Legal remedies: theory and real life

Resolutions of the Supreme Court of Ukraine, dated May 21, 2012, case Nos. 6-18цс11, 6-69цс11, 6-20цс11. Available at http://reyestr.court.gov.ua/Review/24976430, http://reyestr.court.gov.ua/Review/24976440http://reyestr.court.gov.ua/Review/24704776

In addition, the court did not take into account that limitation of ways to protect civil rights or interests shall be applied in compliance with the provisions of Articles 55, 124 of the Constitution of Ukraine and Article 13 of the Convention for the Protection of Human Rights and Fundamental Freedoms (hereinafter – the Convention), according to which every person has a right to an effective remedy not prohibited by law.

Since the provisions of the Constitution and the Convention have the supreme legal force (art. Art. 8, 9 of the Constitution), and limitation of the scope of remedies is contrary to these provisions, civil rights and civil interests may be enforced by court in a manner not specified by a law, in particular by Article 16 of the Ukrainian Civil Code, but which is an effective remedy, namely it is in congruence with the content of an infringed right, the nature of an infringement and the consequent effect caused by an infringement.

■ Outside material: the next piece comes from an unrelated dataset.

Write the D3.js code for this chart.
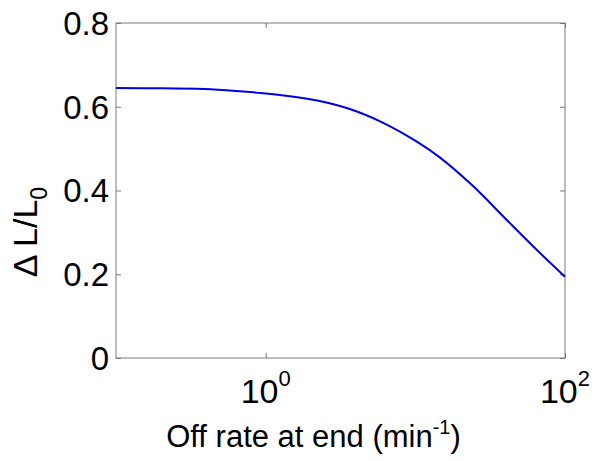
<!DOCTYPE html>
<html>
<head>
<meta charset="utf-8">
<script src="https://cdn.jsdelivr.net/npm/d3@7"></script>
<style>
  body { margin: 0; background: #fff; }
  text { font-family: "Liberation Sans", Arial, sans-serif; fill: #000; }
</style>
</head>
<body>
<svg id="chart" width="600" height="461"></svg>
<script>
// values
const offRate = [0.1, 0.2, 0.43, 0.79, 1.32, 2.21, 3.69, 6.15, 10.3, 14.7, 24.4, 41, 68, 100];
const deltaL  = [0.645, 0.644, 0.642, 0.635, 0.627, 0.615, 0.594, 0.561, 0.516, 0.478, 0.410, 0.329, 0.251, 0.194];

const xTickValues = [1, 100];
const xTickExponents = ['0', '2'];
const yTickValues = [0, 0.2, 0.4, 0.6, 0.8];

const width = 600, height = 461;
const margin = { top: 23, right: 35, bottom: 103, left: 116 };
const innerW = width - margin.left - margin.right;
const innerH = height - margin.top - margin.bottom;

const svg = d3.select('#chart');
const g = svg.append('g').attr('transform', `translate(${margin.left},${margin.top})`);

const x = d3.scaleLog().domain([0.1, 100]).range([0, innerW]);
const y = d3.scaleLinear().domain([0, 0.8]).range([innerH, 0]);

// box
g.append('rect')
  .attr('width', innerW).attr('height', innerH)
  .attr('fill', 'none').attr('stroke', '#7a7a7a').attr('stroke-width', 1);

// ticks point inward, on all four sides
const tickLen = 5;
function styleAxis(sel) {
  sel.select('.domain').remove();
  sel.selectAll('.tick line').attr('stroke', '#7a7a7a');
}

g.append('g').attr('transform', `translate(0,${innerH})`)
  .call(d3.axisBottom(x).tickValues(xTickValues).tickSize(-tickLen).tickFormat(''))
  .call(styleAxis);
g.append('g')
  .call(d3.axisTop(x).tickValues(xTickValues).tickSize(-tickLen).tickFormat(''))
  .call(styleAxis);
g.append('g')
  .call(d3.axisLeft(y).tickValues(yTickValues).tickSize(-tickLen).tickFormat(''))
  .call(styleAxis);
g.append('g').attr('transform', `translate(${innerW},0)`)
  .call(d3.axisRight(y).tickValues(yTickValues).tickSize(-tickLen).tickFormat(''))
  .call(styleAxis);

// y tick labels
g.selectAll('.ylab')
  .data(yTickValues)
  .join('text')
  .attr('class', 'ylab')
  .attr('x', -7)
  .attr('y', d => y(d))
  .attr('dy', '0.36em')
  .attr('text-anchor', 'end')
  .style('font-size', '33px')
  .text(d => d === 0 ? '0' : d.toFixed(1));

// x tick labels as 10^n
const xl = g.selectAll('.xlab')
  .data(xTickValues)
  .join('text')
  .attr('class', 'xlab')
  .attr('x', d => x(d))
  .attr('y', innerH + 45)
  .attr('text-anchor', 'middle')
  .style('font-size', '34px');
xl.append('tspan').text('10');
xl.append('tspan')
  .attr('dy', -17)
  .style('font-size', '22px')
  .text((d, i) => xTickExponents[i]);

// line
const line = d3.line()
  .x((d, i) => x(offRate[i]))
  .y(d => y(d))
  .curve(d3.curveCatmullRom.alpha(0.5));

g.append('path')
  .datum(deltaL)
  .attr('fill', 'none')
  .attr('stroke', '#0000e6')
  .attr('stroke-width', 2)
  .attr('d', line);

// x axis title
const xt = svg.append('text')
  .attr('x', margin.left + innerW / 2 - 27)
  .attr('y', 447)
  .attr('text-anchor', 'middle')
  .style('font-size', '31px');
xt.append('tspan').text('Off rate at end (min');
xt.append('tspan').attr('dy', -13).style('font-size', '20px').text('-1');
xt.append('tspan').attr('dy', 13).text(')');

// y axis title
const yt = svg.append('text')
  .attr('transform', 'translate(37,232) rotate(-90)')
  .attr('text-anchor', 'middle')
  .style('font-size', '34px');
yt.append('tspan').text('\u0394 L/L');
yt.append('tspan').attr('dy', 10).style('font-size', '23px').text('0');
</script>
</body>
</html>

Limited interpretation of Article 16 of the Ukrainian Civil Code is contrary to the aforementioned provisions and  led to the wrongful refusal in exercising the plaintiff’s right to judicial protection.

Resolution of the Higher Commercial Court of Ukraine, dated December 07, 2016, case No. 908/222/16. Available at http://reyestr.court.gov.ua/Review/63252617

Taking into account that filing an action with a court shall be regarded as justified when it is aimed at protection of infringed or contested rights and interests protected by law, a right to sue shall  arise after a defendant infringes respective rights of a plaintiff – it is an infringed right that shall be enforced, but not a right that potentially might be infringed in the future and in respect of which it is unknown whether it will be infringed or not.

Resolution of the Higher Commercial Court of Ukraine, dated March 10, 2016, case No. 910/16269/15. Available at http://reyestr.court.gov.ua/Review/56341302

The subject matter of the dispute is declaring the activities of the defendant illegal. That is, the plaintiff requested the court actually to ascertain and declare that something had occurred despite the fact that neither legislation on advertising nor provisions of the Ukrainian  Code of Commercial Dispute Resolution Procedure provide for such a way of protection of rights as ascertainment of legal facts.

Resolution of the Higher Commercial Court of Ukraine, dated April 26, 2016, case No. 926/1334/15. Available at http://reyestr.court.gov.ua/Review/57430476

The lower courts did not take into account that a claim to declare advertising to be fraudulent is actually a request to ascertain a fact that has legal implications. This goes beyond the powers of commercial courts because by satisfying such a claim the court will not protect per se rights and legal interests of business entities. Such a fact may be ascertained only when a commercial court tries an existing between litigants  dispute about a civil right. Ascertainment of a fact is an element of estimation of facts of a case and validity of claims. Therefore, this remedy is not a way of protection provided by law and, consequently, does not result in redress.